The reality of course would be the exact opposite. Without technology, people would filthy and exhausted. Children would be starving. There would be no time for wholesome recreation because gathering and preparing food would demand virtually all of most people’s time. When the Enterprise crew showed up, they should have found misery, not paradise.
And yet, some people cling to this notion – that the answer to our ills is to look backward, not forward. It’s borderline religious for some: any human development has a deleterious impact on the environment, ergo we need to stop developing.
This week, fortunately, there was some good news from the Environmental Protection Agency, which announced that glyphosate is not a carcinogen. The most widely used herbicide in US agriculture, farmers spray glyphosate on fields of crops while others use it on lawns and golf courses. Millions of people use it safely every year. Some say it’s “almost as fundamental to farming as tractors.”
But several high-profile lawsuits have ruled large awards in favor of plaintiffs that allege glyphosate causes cancer. In California recently, two lymphoma patients were each awarded about $80 million apiece in suits against Bayer, and there are thousands more lawsuits waiting in the wings.
Critics on one side may say that the EPA’s determination is actually the Trump Administration ruling in favor of big business, but critics on the other side may say these juries are ruling in favor of the lawsuit industrial complex. (Indeed, you can sign up for your own glyphosate lawsuit here.)
But the EPA under Trump isn’t the only regulatory authority that’s found glyphosate is non-carcinogenic and safe when used appropriately. Their classification is consistent with agencies in Canada, Australia, Germany, New Zealand, and Japan, plus the European Food Safety Authority and European Chemicals Agency.
As one scientist wrote for Slate, “Although it has been subject to outsized scrutiny, glyphosate’s benefit-risk ratio is one of the highest of all weed killers derived from organic chemistry. It is less toxic than common chemicals like aspirin. It is therefore surprising that media coverage has been irrational and even hysterical.”

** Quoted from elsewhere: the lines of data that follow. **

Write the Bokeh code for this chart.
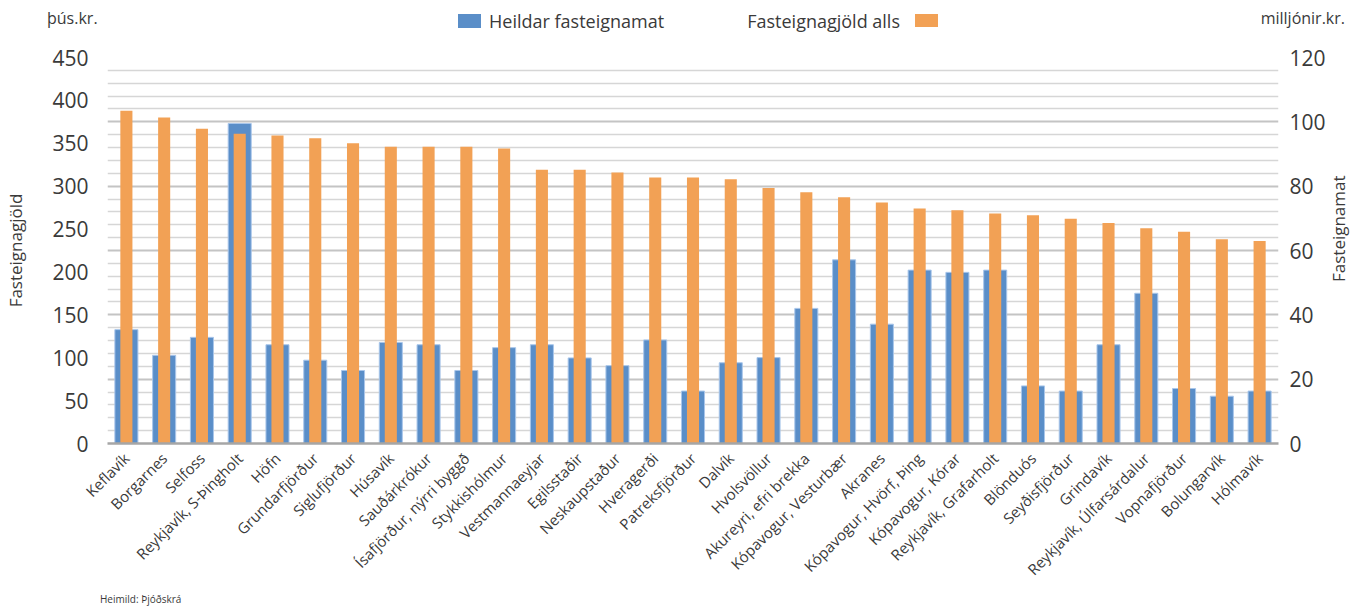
import math
from bokeh.plotting import figure
from bokeh.layouts import column, row
from bokeh.models import FactorRange, Range1d, LinearAxis, FixedTicker, Grid, Div
from bokeh.embed import file_html
from bokeh.resources import INLINE

categories = [
    "Keflavík", "Borgarnes", "Selfoss", "Reykjavík, S-Þingholt", "Höfn",
    "Grundarfjörður", "Siglufjörður", "Húsavík", "Sauðárkrókur",
    "Ísafjörður, nýrri byggð", "Stykkishólmur", "Vestmannaeyjar", "Egilsstaðir",
    "Neskaupstaður", "Hveragerði", "Patreksfjörður", "Dalvík", "Hvolsvöllur",
    "Akureyri, efri brekka", "Kópavogur, Vesturbær", "Akranes",
    "Kópavogur, Hvörf, Þing", "Kópavogur, Kórar", "Reykjavík, Grafarholt",
    "Blönduós", "Seyðisfjörður", "Grindavík", "Reykjavík, Úlfarsárdalur",
    "Vopnafjörður", "Bolungarvík", "Hólmavík",
]

# Fasteignagjöld alls (þús.kr., left axis)
fasteignagjold = [388, 380, 367, 361, 359, 356, 350, 346, 346, 346, 344,
                  319, 319, 316, 310, 310, 308, 298, 293, 287, 281,
                  274, 272, 268, 266, 262, 257, 251, 247, 238, 236]

# Heildar fasteignamat (milljónir kr., right axis)
fasteignamat = [35.4, 27.4, 33.0, 99.5, 30.7, 25.9, 22.7, 31.4, 30.7, 22.7, 29.8,
                30.7, 26.6, 24.2, 32.2, 16.3, 25.1, 26.7, 42.0, 57.1, 37.1,
                53.9, 53.2, 53.9, 17.9, 16.3, 30.7, 46.7, 17.1, 14.7, 16.3]

left_ticks = [0, 50, 100, 150, 200, 250, 300, 350, 400, 450]
right_ticks = [0, 20, 40, 60, 80, 100, 120]

series_names = ["Heildar fasteignamat", "Fasteignagjöld alls"]
left_unit = "þús.kr."
right_unit = "milljónir.kr."
left_title = "Fasteignagjöld"
right_title = "Fasteignamat"
source_note = "Heimild: Þjóðskrá"

BLUE = "#5A8EC8"
BLUE_EDGE = "#A9C6EA"
ORANGE = "#F2A155"
TXT = "#3a3a3a"
FONT = "Open Sans"

W = 1350
HEAD_H = 40
MAIN_H = 553
FOOT_H = 606 - HEAD_H - MAIN_H
RIGHT_W = 22
MAIN_W = W - RIGHT_W


def span(text, left=None, right=None, top=0, size=16):
    pos = f"left:{left}px;" if left is not None else f"right:{right}px;"
    return (f'<span style="position:absolute;{pos}top:{top}px;font-family:\'{FONT}\';'
            f'font-size:{size}px;line-height:{size}px;color:{TXT};white-space:nowrap;">'
            f'{text}</span>')


def box(left, top, w, h, color):
    return (f'<span style="position:absolute;left:{left}px;top:{top}px;width:{w}px;'
            f'height:{h}px;background:{color};"></span>')


def panel(html, w, h):
    inner = (f'<div style="position:relative;width:{w}px;height:{h}px;'
             f'overflow:visible;margin:0;padding:0;">{html}</div>')
    return Div(text=inner, width=w, height=h, margin=0)


# ---------- header: units + legend ----------
head_html = (span(left_unit, left=47, top=10, size=16)
             + box(458, 14, 23, 14, BLUE)
             + span(series_names[0], left=489, top=12, size=18)
             + span(series_names[1], right=W - 900, top=12, size=18)
             + box(915, 14, 23, 13, ORANGE)
             + span(right_unit, right=5, top=10, size=16))
head = panel(head_html, W, HEAD_H)

# ---------- main chart ----------
FL, FR = 107, 1278
FT = 57 - HEAD_H
FB = 443 - HEAD_H

p = figure(x_range=FactorRange(*categories), y_range=Range1d(0, 450),
           width=MAIN_W, height=MAIN_H, output_backend="svg",
           toolbar_location=None,
           min_border_left=FL, min_border_right=MAIN_W - FR,
           min_border_top=FT, min_border_bottom=MAIN_H - FB)
p.extra_y_ranges = {"right": Range1d(0, 120)}
p.outline_line_color = None
p.background_fill_color = "white"
p.border_fill_color = "white"

p.xgrid.visible = False
p.ygrid.visible = False
minor = [k * 15 for k in range(0, 31) if k % 5 != 0]
major = [k * 75 for k in range(1, 7)]
p.add_layout(Grid(dimension=1, ticker=FixedTicker(ticks=minor),
                  grid_line_color="#d6d6d6", grid_line_width=1.5))
p.add_layout(Grid(dimension=1, ticker=FixedTicker(ticks=major),
                  grid_line_color="#c4c4c4", grid_line_width=2))

p.vbar(x=categories, top=fasteignamat, width=0.61, y_range_name="right",
       fill_color=BLUE, line_color=BLUE_EDGE, line_width=1)
p.vbar(x=categories, top=fasteignagjold, width=0.32,
       fill_color=ORANGE, line_color=None)

la = p.left[0]
la.ticker = FixedTicker(ticks=left_ticks)
ra = LinearAxis(y_range_name="right", ticker=FixedTicker(ticks=right_ticks))
p.add_layout(ra, "right")
for ax, so in ((la, 19), (ra, 11)):
    ax.axis_line_color = None
    ax.major_tick_line_color = None
    ax.minor_tick_line_color = None
    ax.major_tick_out = 0
    ax.major_tick_in = 0
    ax.minor_tick_out = 0
    ax.minor_tick_in = 0
    ax.major_label_standoff = so
    ax.major_label_text_font = FONT
    ax.major_label_text_font_size = "21px"
    ax.major_label_text_color = TXT

la.axis_label = left_title
la.axis_label_standoff = 22
la.axis_label_text_font = FONT
la.axis_label_text_font_size = "17px"
la.axis_label_text_font_style = "normal"
la.axis_label_text_color = TXT

xa = p.below[0]
xa.axis_line_color = "#a6a6a6"
xa.axis_line_width = 2.5
xa.major_tick_line_color = None
xa.minor_tick_line_color = None
xa.major_tick_out = 0
xa.major_tick_in = 0
xa.major_label_orientation = math.pi / 4
xa.major_label_standoff = 12
xa.major_label_text_font = FONT
xa.major_label_text_font_size = "15px"
xa.major_label_text_color = TXT

# ---------- right axis title (reads bottom to top) ----------
rt_html = (f'<span style="position:absolute;left:0px;top:{229 - HEAD_H - 52}px;'
           f'width:{RIGHT_W}px;height:104px;display:flex;align-items:center;'
           f'justify-content:center;writing-mode:vertical-rl;transform:rotate(180deg);'
           f'font-family:\'{FONT}\';font-size:17px;color:{TXT};white-space:nowrap;">'
           f'{right_title}</span>')
rtitle = panel(rt_html, RIGHT_W, MAIN_H)

# ---------- footer: source ----------
foot = panel(span(source_note, left=100, top=max(FOOT_H // 2 - 5, 0), size=10), W, FOOT_H)

layout = column(head, row(p, rtitle, spacing=0), foot, spacing=0)
open("out.html", "w").write(file_html(layout, INLINE))
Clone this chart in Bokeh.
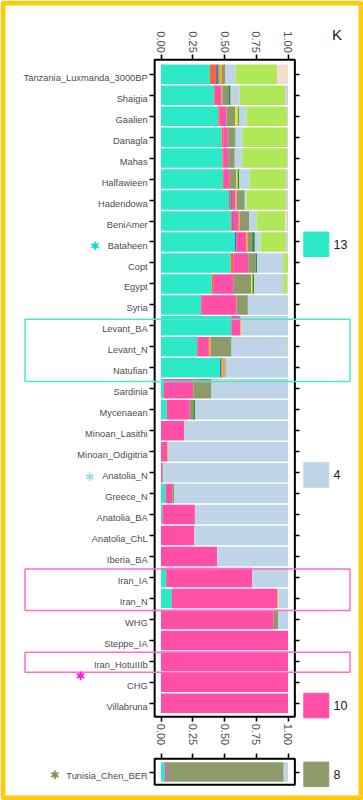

Evidence of that hysteria: in January, a French court banned the weedkiller Roundup, which uses glyphosate – even though the European Union had given it a seal of approval.
If this gets out of hand, the economic, nutritional, and even environmental impacts could be devastating. According to one study, restricting glyphosate use worldwide would result in an annual global farm income loss of $6.76 billion, plus the incalculable empty bellies across the world. It would precipitate a net 12.4 percent negative environmental impact, as measured by the environmental impact quotient (EIQ), since farmers would need to use more dangerous herbicides. Working unsprayed fields would require increased fuel use equivalent to putting nearly 12 million more cars on the road.
Glyphosate isn’t a magic potion. It must be applied appropriately, targeted against intended pests while protecting pollinators (bees), and adapted for weeds that develop resistance. Fortunately, the EPA is already addressing these issues.
Remember it’s survival of the fittest, not the strongest. And weeds are pretty fit when it comes to outcompeting food crops.
Yet given this basic scientific principle, there is a knee-jerk, dogmatic urge among some to preserve an Earth in a pristine state, untouched by human innovation. Secular environmentalists are trying to return us to a Garden of Eden state, not realizing that even God himself said the ground was cursed, more interested in producing thorns and thistles than herbs. “In sorrow shalt thou eat of it all the days of thy life” is the line from the Bible.
No one should want that. We should want to be able to feed as many people as well as we can. It’s a fallacy to think we can enjoy the comforts and indulgences of the modern life without the tools of the modern world. It’s pure science fiction.